There are a number of interesting examples in how other languages handle evolution.
For a language like ECMAScript, proposals follow a specific vetting process
- proposals can proceed independent of one another
- a proposal is responsible for the full formal definition (think - if one of the processes was to update a Swift language specification)
- the process includes a feedback stage based on usage and implementation
- the process is not complete until there is full implementation in language implementations - the implementation challenges are feedback back into the process
- there isn’t a single review gate between something being a proposal and an accepted language feature
- the language is on a release schedule, and proposals are put into the language release schedule when complete. Language releases (e.g. ES2017) are not tied to a “MVP” set of proposed features
- because implementation is required as part of the process, ideally you do not have issues where the language spec is released with no implementations
I don’t know if the level of formalism here would work for Swift yet, to be honest. Swift still has known deficiencies that make sense to have be focus areas for a language revision. I suspect features within that revision schedule may also wind up being too interdependent. This division of labor also only makes sense when you have enough independent parties trying to drive evolution and implementation - Swift just might not be big enough yet.
Here's my rough idea:
The Swift compiler gains a new off-by-default `next` version triggerable with the `-swift-version next` flag.
All controversial proposals start their implementation in that version.
Once one of the poposals feels stable enough, it is brought into an official version.
Developers would be encouraged to try the `next` features while being warned that source compatibility on that version will *not* be garanteed.
Re: -swift-version next, care would have to be taken to make sure this doesn’t mean that multiple language features aren’t being developed within the same branch.
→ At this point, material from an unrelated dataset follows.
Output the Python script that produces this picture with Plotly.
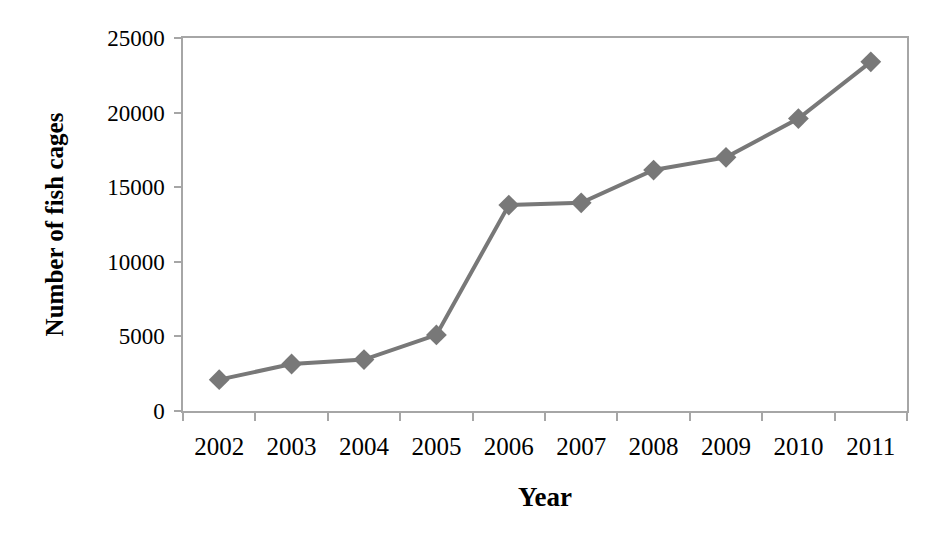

There is also the risk that such features are *not* going to make the next release, or any release, due to implementation challenges or later user feedback. I’d recommend that this instead be an experimental version focused on periodic merging of beta features - there isn’t a requirement that such be a single tree, or be @ apple/swift, or to only contain features which have hit a certain process maturity stage.
I believe there are still challenges for users to experiment with such versions - in particular, I believe the majority of Apple platforms still don’t support building with anything other than an official release. I might expect a vendor running a store to require an official toolchain, but I believe even adhoc and local/simulator development is required to be on shipped toolchain releases.